Sabe o que é desumano?

É quando retiramos as qualidades humanas de um sujeito, sua unicidade e subjetividade, aquilo que o transforma em uma pessoa única. É quando ele deixa de ser alguém, e passa a ser uma “coisa”.

Ontem testemunhamos um fato raro no futebol. O jogador Fabrício do Inter, após ser vaiado por uma parte da torcida, investiu contra ela com gritos, insultos e gestos obscenos. Uma cena lamentável de violência e descontrole. Ato contínuo, foi expulso pelo juiz e tirou a camisa do seu clube. Arremessou-a ao solo e, mesmo sendo contido pelos colegas de profissão, rumou célere para a saída do campo, sinalizando com gestos que jamais voltaria. Boa parte da torcida colorada, em especial aquela que o estava vaiando, vibrou com a sua expulsão e a saída. O futebol, haja vista sua má fase, pouco perdeu. Mas e o nosso senso de humanidade?

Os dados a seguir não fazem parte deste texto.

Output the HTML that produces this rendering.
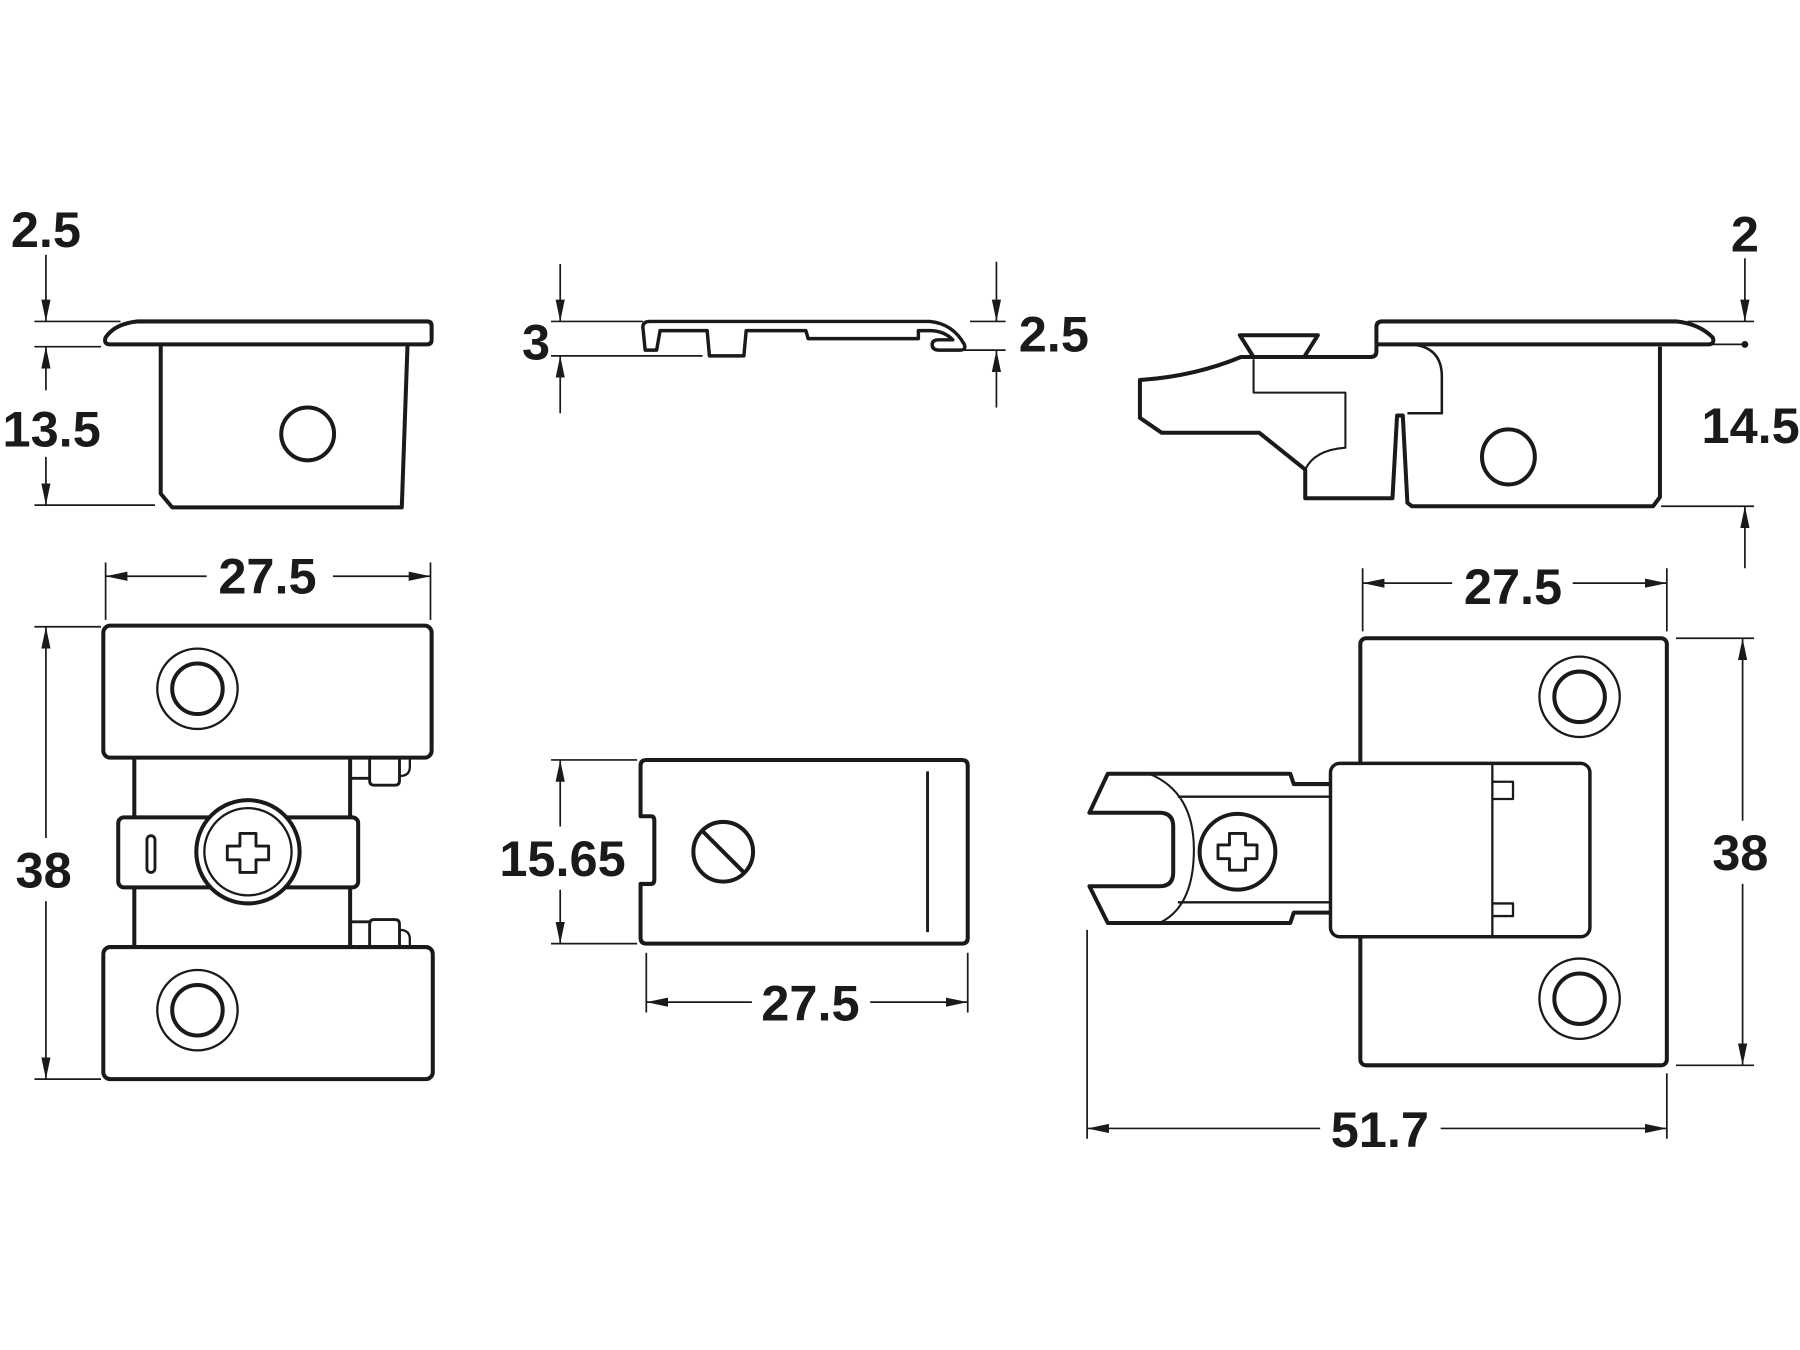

Poucos dias atrás, uma outra desgraça, desta vez atingindo o (ex) todo poderoso José Dirceu, foi tratada com deboche e escárnio por centenas de internautas. Quando do anúncio de seu AVC (Acidente Vascular Cerebral) inúmeros comentários depreciativos surgiram nas redes sociais, fazendo troça com a doença do ex-ministro. Com os candidatos e a presidenta, o mesmo. O ministro Guido Mantega, em visita a um hospital, foi brutalmente hostilizado por pessoas na recepção. As figuras públicas perdem a sua condição de humanas, e passam a ser meros personagens, sem vida, história, subjetividade ou porvir.

Desumanizar é tirar do sujeito sua essência humana. É coisificá-lo para o nosso gozo, seja ele qual for. É olhar para uma mulher e reduzi-la a peitos e bunda, para um homem e torná-lo apenas força, poder e dinheiro. Um jogador de futebol vale apenas para o nosso gozo, sem que seus sofrimentos, sua vida, suas fragilidades e sua história sejam levadas em consideração.

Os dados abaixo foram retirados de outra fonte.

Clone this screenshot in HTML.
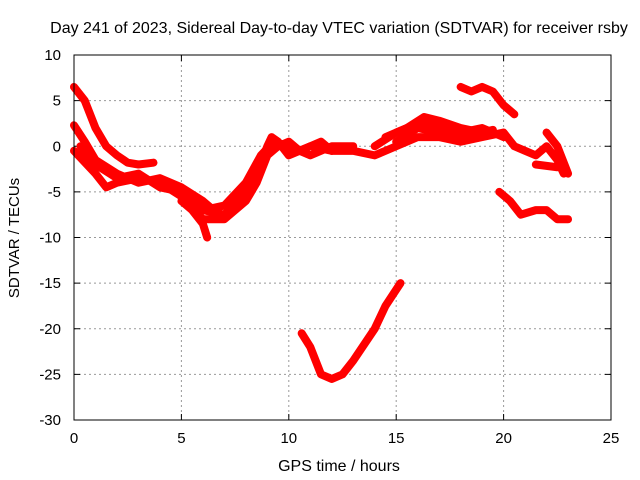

O jogador Fabrício, soube-se hoje, tem um irmão que está preso, e outro que já morreu pelas mesmas razões: tráfico de drogas. Sofria pressão desumana de torcedores que achavam que ele não estava jogando o quanto devia. A pressão também chegava de uma “crônica esportiva” espetaculosa, insensível e grosseira, que ressalta ainda mais a objetualização dos jogadores, tornando-os marionetes de seus conceitos e alvos fáceis para suas piadas de gosto duvidoso. Por mais que se entenda que as gratificações monetárias para os jogadores são muito altas (para uma elite restrita e minúscula, como no caso do Fabrício) também é verdade que a tensão para cumprir metas, nunca errar, jamais falhar, lutar como um gladiador, oferecer o sangue, destruir a própria saúde em nome de uma bandeira é uma tarefa pesada demais para qualquer um, e mais ainda para meninos de origem pobre.

Não foram poucos os jogadores que pensaram em suicídio. Outro famoso jogador do Internacional, quando jogava no exterior, longe da família, sem falar o idioma local, sem amigos e sem referências, subiu no alto de um prédio e por pouco não se arrojou de lá, acabando com sua vida. Teve mais sorte do que Fabrício.

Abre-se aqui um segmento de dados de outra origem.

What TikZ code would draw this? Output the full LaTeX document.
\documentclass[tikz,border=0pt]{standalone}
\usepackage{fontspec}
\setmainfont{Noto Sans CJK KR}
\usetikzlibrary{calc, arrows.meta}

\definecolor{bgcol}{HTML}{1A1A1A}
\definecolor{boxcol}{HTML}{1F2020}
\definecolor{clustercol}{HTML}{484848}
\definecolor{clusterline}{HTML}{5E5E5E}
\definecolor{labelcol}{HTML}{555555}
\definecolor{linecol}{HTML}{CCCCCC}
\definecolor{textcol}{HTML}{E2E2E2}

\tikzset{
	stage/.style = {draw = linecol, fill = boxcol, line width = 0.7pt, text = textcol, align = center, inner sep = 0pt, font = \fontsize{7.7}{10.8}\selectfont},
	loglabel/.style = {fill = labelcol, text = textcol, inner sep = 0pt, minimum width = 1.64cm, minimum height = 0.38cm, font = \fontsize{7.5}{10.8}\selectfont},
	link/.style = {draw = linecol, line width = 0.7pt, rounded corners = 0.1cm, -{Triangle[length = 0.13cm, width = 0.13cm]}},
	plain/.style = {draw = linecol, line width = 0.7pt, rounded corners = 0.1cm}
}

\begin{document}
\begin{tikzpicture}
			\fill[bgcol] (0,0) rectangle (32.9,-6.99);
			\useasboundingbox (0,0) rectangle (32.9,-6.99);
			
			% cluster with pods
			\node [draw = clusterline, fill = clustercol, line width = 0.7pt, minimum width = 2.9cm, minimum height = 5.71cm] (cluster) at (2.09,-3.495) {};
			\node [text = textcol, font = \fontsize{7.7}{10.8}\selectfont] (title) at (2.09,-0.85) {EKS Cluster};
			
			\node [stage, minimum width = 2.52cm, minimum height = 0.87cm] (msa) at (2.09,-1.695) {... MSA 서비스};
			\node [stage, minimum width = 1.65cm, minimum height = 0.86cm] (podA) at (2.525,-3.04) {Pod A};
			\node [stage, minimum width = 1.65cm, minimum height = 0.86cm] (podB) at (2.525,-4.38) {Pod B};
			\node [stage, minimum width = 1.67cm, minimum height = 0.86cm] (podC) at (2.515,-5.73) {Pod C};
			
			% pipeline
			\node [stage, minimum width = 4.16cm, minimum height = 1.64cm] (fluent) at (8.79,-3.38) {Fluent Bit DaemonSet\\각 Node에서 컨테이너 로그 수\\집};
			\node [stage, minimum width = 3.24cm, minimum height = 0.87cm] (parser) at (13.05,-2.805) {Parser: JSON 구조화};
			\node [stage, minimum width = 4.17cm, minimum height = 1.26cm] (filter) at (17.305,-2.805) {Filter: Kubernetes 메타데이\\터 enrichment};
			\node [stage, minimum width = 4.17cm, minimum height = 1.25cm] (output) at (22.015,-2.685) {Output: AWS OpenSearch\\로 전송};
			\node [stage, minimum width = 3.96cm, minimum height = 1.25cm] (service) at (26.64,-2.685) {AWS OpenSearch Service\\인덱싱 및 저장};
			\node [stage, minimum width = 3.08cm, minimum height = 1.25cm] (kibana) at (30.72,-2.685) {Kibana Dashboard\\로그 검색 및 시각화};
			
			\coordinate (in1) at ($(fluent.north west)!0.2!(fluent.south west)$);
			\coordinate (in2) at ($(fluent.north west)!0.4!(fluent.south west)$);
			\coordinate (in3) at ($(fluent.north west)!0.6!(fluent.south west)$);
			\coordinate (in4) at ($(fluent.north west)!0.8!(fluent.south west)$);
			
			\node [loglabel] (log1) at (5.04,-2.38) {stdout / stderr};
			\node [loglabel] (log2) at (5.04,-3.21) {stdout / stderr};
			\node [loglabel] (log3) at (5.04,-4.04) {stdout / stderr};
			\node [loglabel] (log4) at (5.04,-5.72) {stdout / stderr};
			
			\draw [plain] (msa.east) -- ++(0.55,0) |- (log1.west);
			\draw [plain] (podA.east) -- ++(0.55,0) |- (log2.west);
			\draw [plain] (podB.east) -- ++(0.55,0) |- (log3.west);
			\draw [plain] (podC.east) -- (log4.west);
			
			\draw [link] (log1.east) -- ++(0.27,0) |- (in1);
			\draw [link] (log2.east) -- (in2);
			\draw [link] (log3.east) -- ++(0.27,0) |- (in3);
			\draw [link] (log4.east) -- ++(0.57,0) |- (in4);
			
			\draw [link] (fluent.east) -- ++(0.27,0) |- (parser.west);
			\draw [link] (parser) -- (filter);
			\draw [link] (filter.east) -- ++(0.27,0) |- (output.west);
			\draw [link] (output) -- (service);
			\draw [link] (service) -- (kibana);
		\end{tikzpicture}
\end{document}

Fabrício explodiu, rompeu a corda. Diante de tanta tensão acumulada ele não aguentou a(s) pressão(ões). Não suportou o desprezo da torcida por quem se dedicava ao limite e jogou tudo para o ar. Todavia, quando o que ele mais precisa é de compreensão e de uma palavra amiga, ele recebe deboche, críticas, mais violência e desprezo. O objeto Fabrício passa a ser desimportante e, mais ainda, incômodo. “Joguem fora essa peça, ela já não nos serve mais.

Fabrício precisa de um abraço. Se serve o abraço de um gremista, aqui vai. Erga a cabeça, olhe para frente, pense na sua família, tente se acalmar. Existe um grande futuro ainda possível, se você puder ultrapassar este momento.